Het MKB kan voorgenoemde bedragen voor onderzoek toch niet alleen dragen?
“Dat kan soms een rol spelen. Maar goede ideeën moet je niet laten liggen. We hebben een innovatiefonds waaruit we een deel van onze kosten kunnen declareren en daarmee samen met de bedrijven aan die innovatie kunnen werken.”

Kan Dairy Campus nog wel onafhankelijk onderzoek doen en de uitkomsten delen als het bedrijfsleven er financieel in zit?
“Ik krijg die vraag vaker. Ik kan zeggen dat we alles onafhankelijk uitvoeren. Kennisinstellingen kunnen het zich niet permitteren om niet onafhankelijk te werken. Dat kan echt niet, want dan zou je het vertrouwen schaden. En vertrouwen komt te voet, maar gaat te paard.”

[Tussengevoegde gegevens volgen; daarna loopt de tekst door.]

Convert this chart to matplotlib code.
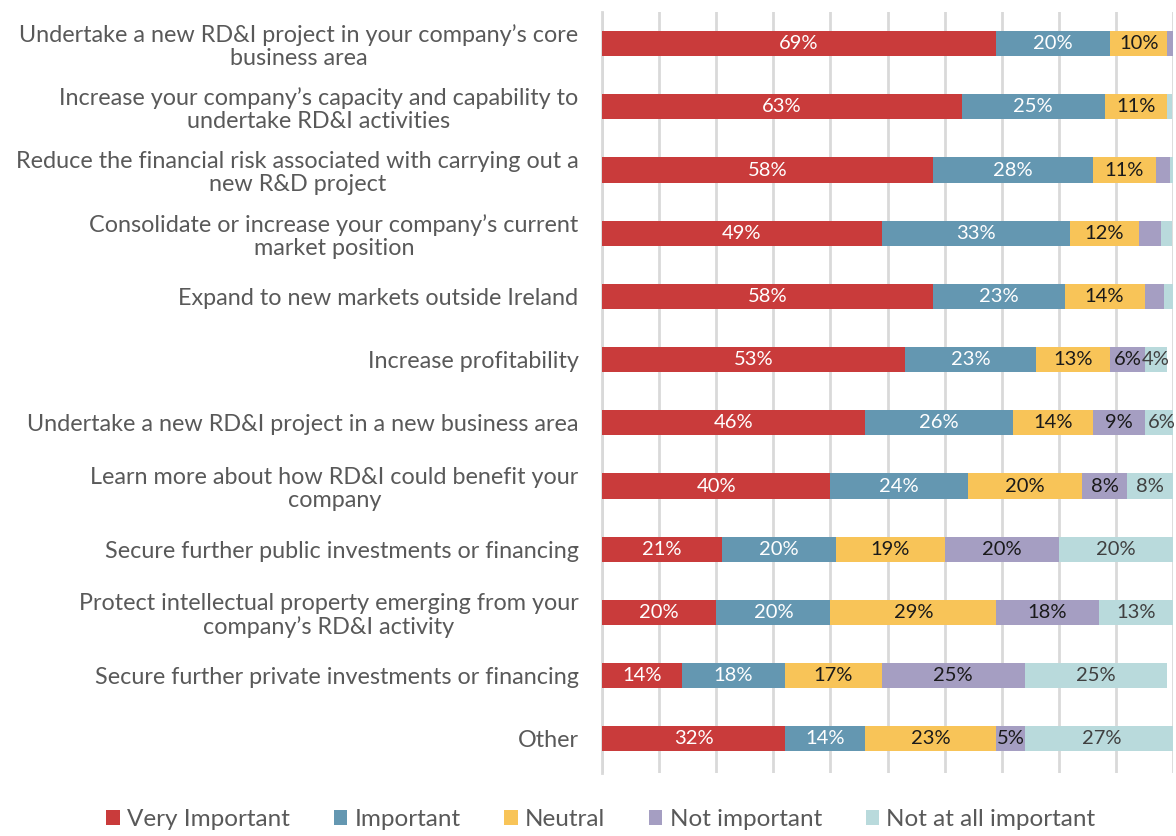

Hoe weet je welke vragen er leven in de praktijk?
“We hebben afgelopen jaar 15.000 bezoekers gehad op Dairy Campus. Een kwart daarvan uit het buitenland. Als we discussiëren met de mensen die hier komen, komen de vragen die leven vanzelf boven. Met elkaar in gesprek blijven is echt belangrijk. Aan de andere kant zie je ook dat veehouders op de hoogte willen blijven van de nieuwste ontwikkelingen. Veehouder zijn is een beroep met noodzaak om continu op de hoogte te blijven van de laatste inzichten. Het is ook hier ‘life-long-learning’. Bezoekers komen hier om inhoud te horen en willen ook wat zien. Dat merk ik ook bij beurzen als Eurotier in Hannover met veel Nederlandse bezoekers die zich op de hoogte stellen van de laatste ontwikkelingen. Nederlandse boeren zijn leergierig.”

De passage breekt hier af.